SparseDVFS: Sparse-Aware DVFS for Energy-Efficient Edge Inference

The motivation and characterization of DVFS switching overheads is rigorous. The authors empirically demonstrate that GPU frequency switching latency ranges from 5ms to 10ms (exceeding 20ms at low frequencies), which far surpasses the execution time of lightweight operators like ReLU and GELU. The Roofline model analysis effectively bifurcates operators into compute-bound (Conv2d) and memory-bound (activation/normalization) categories, providing a principled foundation for the sparsity-aware approach. The latency amortization constraint $T_{block} > N \times T_{switch}$ is a clean heuristic that successfully reduces switching overhead by $7.0\times$ for ResNet-18 and $8.5\times$ for ViT-B16.

The offline modeler's prediction accuracy (80.8-86.2% within $\pm 10\%$) introduces uncertainty that could violate strict real-time constraints in safety-critical applications, and the paper does not quantify the impact of mispredictions on end-to-end latency or energy. The aggregation factor $N=5$ appears empirically tuned without theoretical justification for why this specific value optimizes the Pareto frontier, and Figure 18 suggests sensitivity to this hyperparameter. While claiming architectural adaptability, the evaluation is limited to ResNet and ViT on a single Jetson platform, leaving generalization to diverse sparsity patterns (structured vs. unstructured), dynamic shapes, or non-NVIDIA hardware unverified. The white-box modeler requires device-specific profiling that must be repeated for new hardware, contradicting the scalability claims to some extent.
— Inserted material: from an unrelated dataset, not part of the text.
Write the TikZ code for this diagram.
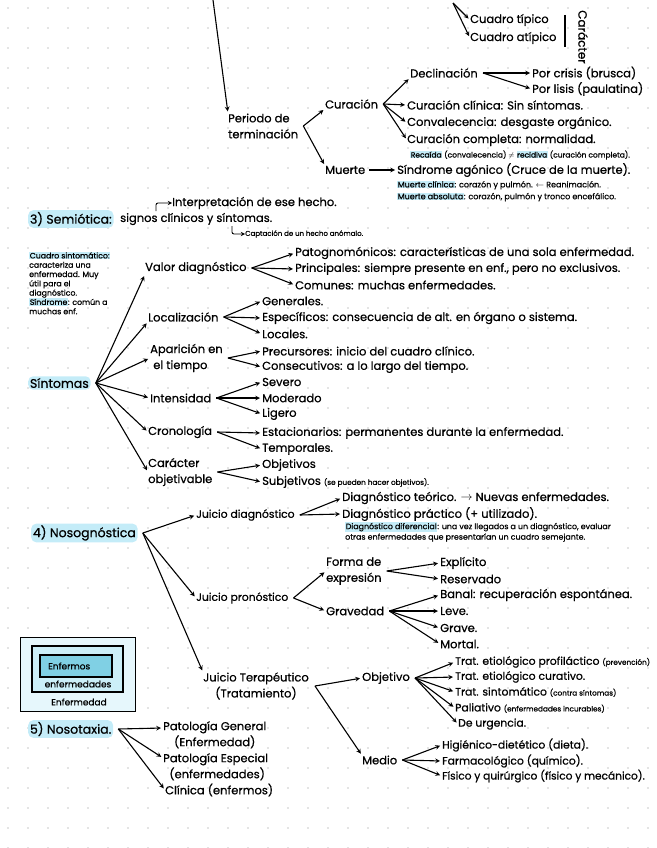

The evidence supports the core claim that block-level granularity outperforms both model-level (GearDVFS) and operator-level (Ascend-DVFS) approaches, with the 14% cost-gain ratio effectively quantifying the efficiency trade-off. The ablation study in Section 6.6 isolates the contribution of the unified co-governor using DOTA-v1.0 and VisDrone datasets, though it is unclear why these differ from the ImageNet-2012 used in the main evaluation. The comparison to Ascend-DVFS may not account for kernel fusion optimizations that could mitigate operator-level switching overheads. The thermal throttling analysis (Section 6.7) provides compelling evidence of stability benefits, but lacks statistical measures of variance across multiple devices or ambient conditions.

The implementation description is reasonably detailed, specifying PyTorch 2.1, TensorRT execution queues, and the jetson\_stats API for power monitoring. However, the paper contains no code repository link or artifact availability statement, which blocks independent reproduction of the super-block partitioning and frequency modulation results. The thermal-aware power model coefficients ($k_1, k_2$) and peak performance values ($\mathcal{P}_{peak}$, $\mathcal{B}_{mem}$) are device-specific constants derived from offline regression that are not provided, forcing reproduction efforts to reverse-engineer these parameters. The look-ahead pipeline mechanism relies on precise knowledge of $T_{switch}$, which is hardware-specific and measured via undisclosed benchmarks.